Ich finde die Idee, zeitgenössische Werke mit Repertoirestücken zu kombinieren – wie in diesem Fall die „Romantische“ von Bruckner – äußerst gelungen. Ich habe gesehen, dass die gesamte Programmgestaltung in diesem Sinne aufgebaut ist, und finde das wunderbar. Es ist wichtig, zeitgenössische Musik nicht vom Repertoire zu isolieren. Diese Herangehensweise ermöglicht dem Publikum, neue Werke zu entdecken, und gibt uns Komponist:innen die Gelegenheit, nicht nur mit Experten für zeitgenössische Musik in den Dialog zu treten, sondern auch mit musikbegeisterten Menschen, die Werke von Bruckner oder Beethoven verstehen und gleichzeitig offen sind, andere Repertoires zu hören und aufzunehmen.

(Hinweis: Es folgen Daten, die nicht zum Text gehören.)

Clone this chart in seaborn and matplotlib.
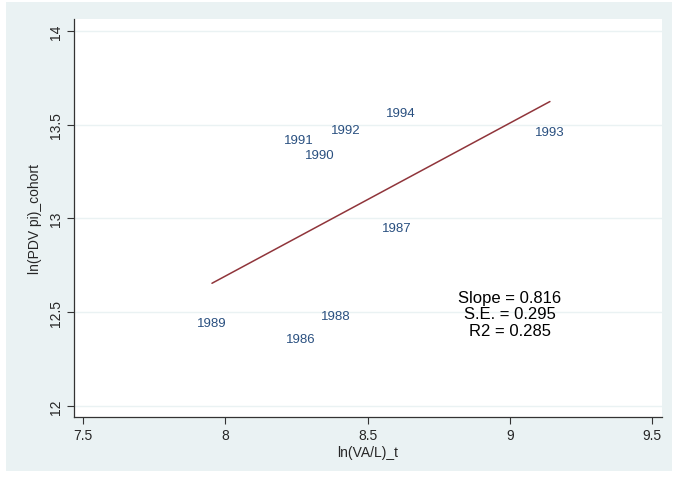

Hat sich Ihr Kompositionsstil im Laufe der Zeit verändert? An welchen Projekten arbeiten Sie aktuell?

Ich glaube, dass sich der Stil eines Komponisten verändert, sobald das Geschriebene widerspiegelt, wer wir sind. In uns allen gibt es (hoffentlich) eine Form von Entwicklung und wachsendem Bewusstsein. Dieser innere Prozess schlägt sich zwangsläufig in der Musik nieder, die wir schreiben. Meine Werke tendieren zunehmend zum Theater. Auch das Stück, das das Publikum in Bozen und Trient hören wird, ist symphonisch, jedoch von einer starken theatralischen Erzählweise geprägt. Für mich ist Theater nicht nur Oper: Dramaturgische Elemente finden sich auch in meinen Werken der sogenannten „absoluten Musik“.

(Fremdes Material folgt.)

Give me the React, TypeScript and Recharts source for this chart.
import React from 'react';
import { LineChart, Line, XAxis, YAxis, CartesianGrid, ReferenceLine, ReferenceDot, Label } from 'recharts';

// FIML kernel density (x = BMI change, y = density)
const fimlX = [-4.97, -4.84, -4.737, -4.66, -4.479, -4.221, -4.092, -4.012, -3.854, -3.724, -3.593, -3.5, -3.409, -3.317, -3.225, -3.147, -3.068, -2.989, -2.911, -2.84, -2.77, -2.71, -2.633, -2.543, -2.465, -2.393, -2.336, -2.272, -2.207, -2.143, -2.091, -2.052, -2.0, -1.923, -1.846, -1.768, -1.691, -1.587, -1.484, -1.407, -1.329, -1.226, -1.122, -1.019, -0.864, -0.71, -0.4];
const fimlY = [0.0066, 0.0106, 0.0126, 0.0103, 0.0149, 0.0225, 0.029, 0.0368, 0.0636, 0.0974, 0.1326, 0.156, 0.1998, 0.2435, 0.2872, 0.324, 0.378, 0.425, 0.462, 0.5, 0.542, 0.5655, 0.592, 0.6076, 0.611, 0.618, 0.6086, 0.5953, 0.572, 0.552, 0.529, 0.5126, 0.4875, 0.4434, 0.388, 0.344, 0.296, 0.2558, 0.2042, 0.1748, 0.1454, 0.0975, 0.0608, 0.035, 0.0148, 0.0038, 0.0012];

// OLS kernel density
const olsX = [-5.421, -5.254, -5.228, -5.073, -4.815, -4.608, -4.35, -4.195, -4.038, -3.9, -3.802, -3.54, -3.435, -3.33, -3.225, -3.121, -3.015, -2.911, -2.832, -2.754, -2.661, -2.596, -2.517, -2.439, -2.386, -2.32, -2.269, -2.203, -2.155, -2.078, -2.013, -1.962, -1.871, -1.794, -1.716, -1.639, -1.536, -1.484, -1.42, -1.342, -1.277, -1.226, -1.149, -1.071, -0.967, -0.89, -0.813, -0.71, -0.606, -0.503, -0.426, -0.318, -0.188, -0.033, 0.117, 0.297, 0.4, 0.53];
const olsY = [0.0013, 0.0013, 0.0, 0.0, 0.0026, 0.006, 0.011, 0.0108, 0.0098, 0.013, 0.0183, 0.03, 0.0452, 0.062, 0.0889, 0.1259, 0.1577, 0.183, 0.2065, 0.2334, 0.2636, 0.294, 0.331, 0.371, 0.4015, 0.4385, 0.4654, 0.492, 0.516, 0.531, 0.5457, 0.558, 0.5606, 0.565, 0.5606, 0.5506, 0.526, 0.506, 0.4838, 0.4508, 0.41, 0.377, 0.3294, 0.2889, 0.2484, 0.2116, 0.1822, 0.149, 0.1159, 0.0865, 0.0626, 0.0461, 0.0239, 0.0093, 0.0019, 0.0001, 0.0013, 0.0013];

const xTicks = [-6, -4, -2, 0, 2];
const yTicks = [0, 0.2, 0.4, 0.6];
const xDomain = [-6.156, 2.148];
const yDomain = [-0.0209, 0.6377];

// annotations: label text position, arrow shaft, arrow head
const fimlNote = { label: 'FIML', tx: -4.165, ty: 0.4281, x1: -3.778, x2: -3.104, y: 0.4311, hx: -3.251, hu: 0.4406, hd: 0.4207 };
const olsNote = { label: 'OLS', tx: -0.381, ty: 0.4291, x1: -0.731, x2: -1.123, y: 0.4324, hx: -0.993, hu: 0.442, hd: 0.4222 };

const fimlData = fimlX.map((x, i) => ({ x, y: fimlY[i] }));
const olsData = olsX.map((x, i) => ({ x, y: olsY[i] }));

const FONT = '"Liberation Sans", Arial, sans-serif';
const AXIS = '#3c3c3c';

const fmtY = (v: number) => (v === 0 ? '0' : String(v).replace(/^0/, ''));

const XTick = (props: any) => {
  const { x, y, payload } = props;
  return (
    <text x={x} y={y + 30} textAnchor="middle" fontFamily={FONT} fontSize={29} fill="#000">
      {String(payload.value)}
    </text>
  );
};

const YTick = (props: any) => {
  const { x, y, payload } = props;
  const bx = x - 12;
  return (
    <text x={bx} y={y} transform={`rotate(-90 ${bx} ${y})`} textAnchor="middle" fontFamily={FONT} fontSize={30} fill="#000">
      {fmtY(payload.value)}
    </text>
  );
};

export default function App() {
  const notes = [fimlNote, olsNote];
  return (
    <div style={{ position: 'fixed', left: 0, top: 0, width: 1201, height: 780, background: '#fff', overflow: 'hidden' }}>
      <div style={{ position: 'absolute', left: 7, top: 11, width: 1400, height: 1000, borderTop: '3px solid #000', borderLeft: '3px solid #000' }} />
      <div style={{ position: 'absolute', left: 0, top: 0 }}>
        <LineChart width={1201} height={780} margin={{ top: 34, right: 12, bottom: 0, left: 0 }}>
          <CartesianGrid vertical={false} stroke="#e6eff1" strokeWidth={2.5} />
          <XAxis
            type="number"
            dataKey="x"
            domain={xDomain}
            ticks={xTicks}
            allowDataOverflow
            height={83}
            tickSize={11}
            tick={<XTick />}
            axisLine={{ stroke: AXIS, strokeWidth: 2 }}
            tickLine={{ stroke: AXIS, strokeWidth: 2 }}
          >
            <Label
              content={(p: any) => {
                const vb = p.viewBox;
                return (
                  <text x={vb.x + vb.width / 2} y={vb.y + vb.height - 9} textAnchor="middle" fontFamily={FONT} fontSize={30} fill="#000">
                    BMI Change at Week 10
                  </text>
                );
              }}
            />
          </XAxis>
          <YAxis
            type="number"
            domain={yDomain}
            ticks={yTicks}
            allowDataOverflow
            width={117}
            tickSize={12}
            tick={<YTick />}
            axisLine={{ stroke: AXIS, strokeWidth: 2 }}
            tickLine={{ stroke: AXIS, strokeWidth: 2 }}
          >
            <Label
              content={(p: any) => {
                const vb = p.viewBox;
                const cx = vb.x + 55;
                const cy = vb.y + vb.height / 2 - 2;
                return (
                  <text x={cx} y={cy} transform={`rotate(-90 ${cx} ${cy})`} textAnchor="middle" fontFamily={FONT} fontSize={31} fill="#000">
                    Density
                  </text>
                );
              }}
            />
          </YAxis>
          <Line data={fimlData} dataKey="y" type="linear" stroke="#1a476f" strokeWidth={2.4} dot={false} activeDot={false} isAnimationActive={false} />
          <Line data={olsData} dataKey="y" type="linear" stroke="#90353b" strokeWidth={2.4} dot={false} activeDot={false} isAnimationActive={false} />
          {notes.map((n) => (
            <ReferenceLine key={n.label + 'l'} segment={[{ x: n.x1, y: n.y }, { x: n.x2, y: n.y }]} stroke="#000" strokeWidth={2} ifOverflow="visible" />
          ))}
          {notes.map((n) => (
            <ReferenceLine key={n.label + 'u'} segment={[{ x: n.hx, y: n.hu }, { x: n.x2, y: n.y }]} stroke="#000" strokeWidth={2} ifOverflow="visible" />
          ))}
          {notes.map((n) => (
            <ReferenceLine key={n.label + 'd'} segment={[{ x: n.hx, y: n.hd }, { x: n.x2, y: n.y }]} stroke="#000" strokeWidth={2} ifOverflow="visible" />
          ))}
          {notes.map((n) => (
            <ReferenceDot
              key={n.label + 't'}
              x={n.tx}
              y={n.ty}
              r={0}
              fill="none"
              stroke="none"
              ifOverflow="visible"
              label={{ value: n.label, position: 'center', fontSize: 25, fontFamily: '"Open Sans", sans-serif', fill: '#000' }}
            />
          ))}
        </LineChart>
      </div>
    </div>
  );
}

Aktuell habe ich eine Oper beendet, L’ultimo viaggio di Sinbad, die am Teatro dell’Opera in Rom aufgeführt wurde. Das Libretto basiert auf einem Text von Erri de Luca. Derzeit arbeite ich an einer Oper für die Scala mit dem Titel Anna A. Das Libretto stammt von Paolo Nori und behandelt das Verhältnis von Kunst und Macht, dargestellt durch das exemplarische Leben der großen Dichterin Anna Achmatowa.

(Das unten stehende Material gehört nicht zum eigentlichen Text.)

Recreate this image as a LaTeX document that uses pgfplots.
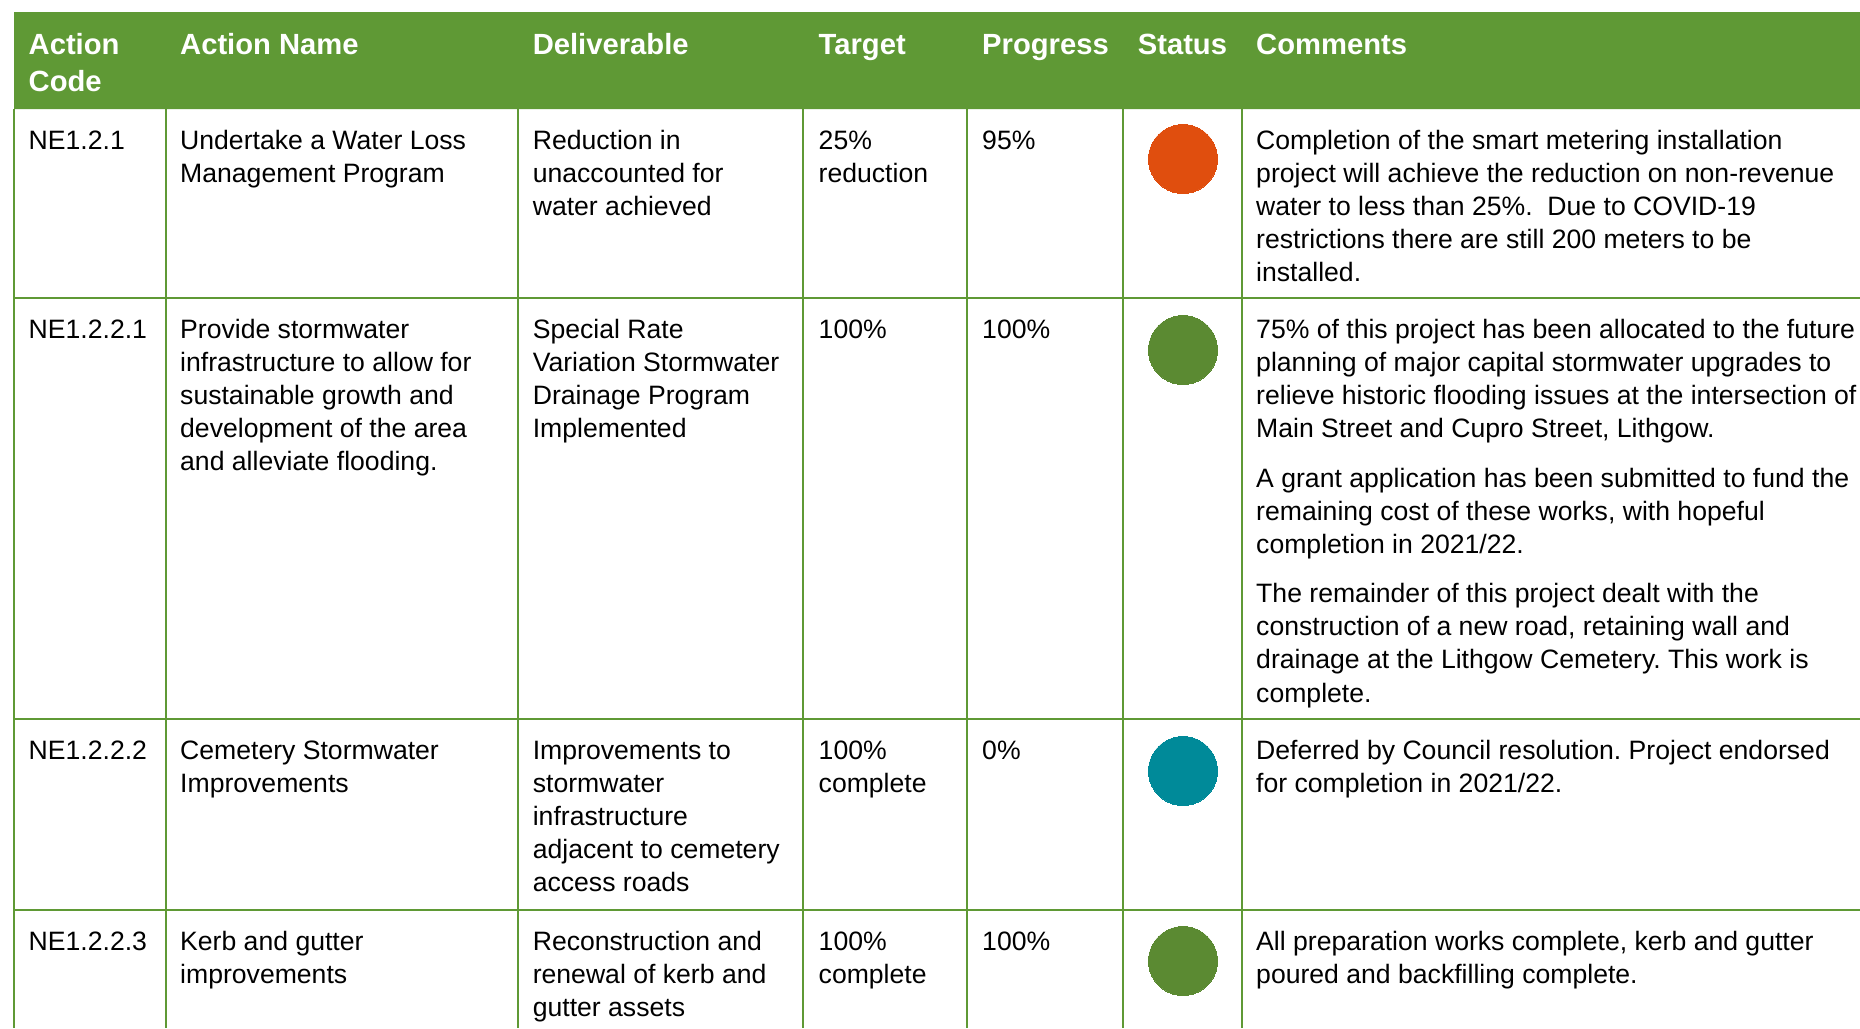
\documentclass[border=0pt]{standalone}
\usepackage{pgfplots}
\pgfplotsset{compat=1.18}
\usepackage{fontspec}
\setmainfont{Liberation Sans}
\frenchspacing
\definecolor{hdr}{HTML}{5F9935}
\definecolor{gridg}{HTML}{5F9935}
\definecolor{stgreen}{HTML}{5B8A32}
\definecolor{storange}{HTML}{E04E0E}
\definecolor{stteal}{HTML}{008A99}
\newcommand\bodyfont{\fontsize{26.6}{33.2}\selectfont}
\newcommand\hdrfont{\fontsize{29.2}{37}\selectfont\bfseries}
\newcommand\cellT[3]{\node[anchor=base west, inner sep=0pt, font=\bodyfont, text=black] at (axis cs:#1,#2) {#3};}
\newcommand\cellH[3]{\node[anchor=base west, inner sep=0pt, font=\hdrfont, text=white] at (axis cs:#1,#2) {#3};}
\begin{document}
\begin{tikzpicture}
\useasboundingbox (0,0) rectangle (1860pt,1028pt);
\clip (0,0) rectangle (1860pt,1028pt);
\begin{axis}[at={(0,0)}, anchor=south west,
  width=1860pt, height=1028pt, scale only axis,
  xmin=0, xmax=1860, ymin=0, ymax=1028, y dir=reverse,
  hide axis, clip=false]
% header band
\addplot[fill=hdr, draw=none] coordinates {(14,12) (1860,12) (1860,109) (14,109) (14,12)};
% grid lines
\addplot[gridg, line width=1.3pt] coordinates {(14,298) (1860,298)};
\addplot[gridg, line width=1.3pt] coordinates {(14,719) (1860,719)};
\addplot[gridg, line width=1.3pt] coordinates {(14,910) (1860,910)};
\addplot[gridg, line width=1.3pt] coordinates {(14,109) (14,1028)};
\addplot[gridg, line width=1.3pt] coordinates {(166,109) (166,1028)};
\addplot[gridg, line width=1.3pt] coordinates {(518,109) (518,1028)};
\addplot[gridg, line width=1.3pt] coordinates {(803,109) (803,1028)};
\addplot[gridg, line width=1.3pt] coordinates {(967,109) (967,1028)};
\addplot[gridg, line width=1.3pt] coordinates {(1123,109) (1123,1028)};
\addplot[gridg, line width=1.3pt] coordinates {(1242,109) (1242,1028)};
% status circles
\addplot[storange, only marks, mark=*, mark size=34.5pt, mark options={fill=storange, draw=storange, line width=0pt}] coordinates {(1183,159)};
\addplot[stgreen, only marks, mark=*, mark size=34.5pt, mark options={fill=stgreen, draw=stgreen, line width=0pt}] coordinates {(1183,350) (1183,961)};
\addplot[stteal, only marks, mark=*, mark size=34.5pt, mark options={fill=stteal, draw=stteal, line width=0pt}] coordinates {(1183,771)};
% header text
\cellH{28.5}{54}{Action}
\cellH{28.5}{91}{Code}
\cellH{180}{54}{Action Name}
\cellH{532.6}{54}{Deliverable}
\cellH{818.5}{54}{Target}
\cellH{982}{54}{Progress}
\cellH{1137.6}{54}{Status}
\cellH{1256}{54}{Comments}
% row 1
\cellT{28.5}{149}{NE1.2.1}
\cellT{180}{149}{Undertake a Water Loss}
\cellT{180}{182.2}{Management Program}
\cellT{532.6}{149}{Reduction in}
\cellT{532.6}{182.2}{unaccounted for}
\cellT{532.6}{215.4}{water achieved}
\cellT{818.5}{149}{25\%}
\cellT{818.5}{182.2}{reduction}
\cellT{982}{149}{95\%}
\cellT{1256}{149}{Completion of the smart metering installation}
\cellT{1256}{182.2}{project will achieve the reduction on non-revenue}
\cellT{1256}{215.4}{water to less than 25\%.\ \ Due to COVID-19}
\cellT{1256}{248.6}{restrictions there are still 200 meters to be}
\cellT{1256}{281.8}{installed.}
% row 2
\cellT{28.5}{338}{NE1.2.2.1}
\cellT{180}{338}{Provide stormwater}
\cellT{180}{371.2}{infrastructure to allow for}
\cellT{180}{404.4}{sustainable growth and}
\cellT{180}{437.6}{development of the area}
\cellT{180}{470.8}{and alleviate flooding.}
\cellT{532.6}{338}{Special Rate}
\cellT{532.6}{371.2}{Variation Stormwater}
\cellT{532.6}{404.4}{Drainage Program}
\cellT{532.6}{437.6}{Implemented}
\cellT{818.5}{338}{100\%}
\cellT{982}{338}{100\%}
\cellT{1256}{338}{75\% of this project has been allocated to the future}
\cellT{1256}{371.2}{planning of major capital stormwater upgrades to}
\cellT{1256}{404.4}{relieve historic flooding issues at the intersection of}
\cellT{1256}{437.6}{Main Street and Cupro Street, Lithgow.}
\cellT{1256}{487.4}{A grant application has been submitted to fund the}
\cellT{1256}{520.6}{remaining cost of these works, with hopeful}
\cellT{1256}{553.8}{completion in 2021/22.}
\cellT{1256}{602.4}{The remainder of this project dealt with the}
\cellT{1256}{635.6}{construction of a new road, retaining wall and}
\cellT{1256}{668.8}{drainage at the Lithgow Cemetery. This work is}
\cellT{1256}{702}{complete.}
% row 3
\cellT{28.5}{759}{NE1.2.2.2}
\cellT{180}{759}{Cemetery Stormwater}
\cellT{180}{792.2}{Improvements}
\cellT{532.6}{759}{Improvements to}
\cellT{532.6}{792.2}{stormwater}
\cellT{532.6}{825.4}{infrastructure}
\cellT{532.6}{858.6}{adjacent to cemetery}
\cellT{532.6}{891.8}{access roads}
\cellT{818.5}{759}{100\%}
\cellT{818.5}{792.2}{complete}
\cellT{982}{759}{0\%}
\cellT{1256}{759}{Deferred by Council resolution. Project endorsed}
\cellT{1256}{792.2}{for completion in 2021/22.}
% row 4
\cellT{28.5}{950}{NE1.2.2.3}
\cellT{180}{950}{Kerb and gutter}
\cellT{180}{983.2}{improvements}
\cellT{532.6}{950}{Reconstruction and}
\cellT{532.6}{983.2}{renewal of kerb and}
\cellT{532.6}{1016.4}{gutter assets}
\cellT{818.5}{950}{100\%}
\cellT{818.5}{983.2}{complete}
\cellT{982}{950}{100\%}
\cellT{1256}{950}{All preparation works complete, kerb and gutter}
\cellT{1256}{983.2}{poured and backfilling complete.}
\end{axis}
\end{tikzpicture}
\end{document}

Das Konzert findet in einem besonderen Zeitraum statt: Im Dezember, einem Monat voller Feierlichkeiten und Reflexionen über das vergangene Jahr. Was wünschen Sie dem Publikum und vielleicht auch der Musik?

Mein Wunsch ist, dass Musik immer stärker in unser Leben integriert wird. Darüber hinaus hoffe ich, dass der Kunst im Allgemeinen – auch von der Politik – eine zentrale Rolle zugesprochen wird.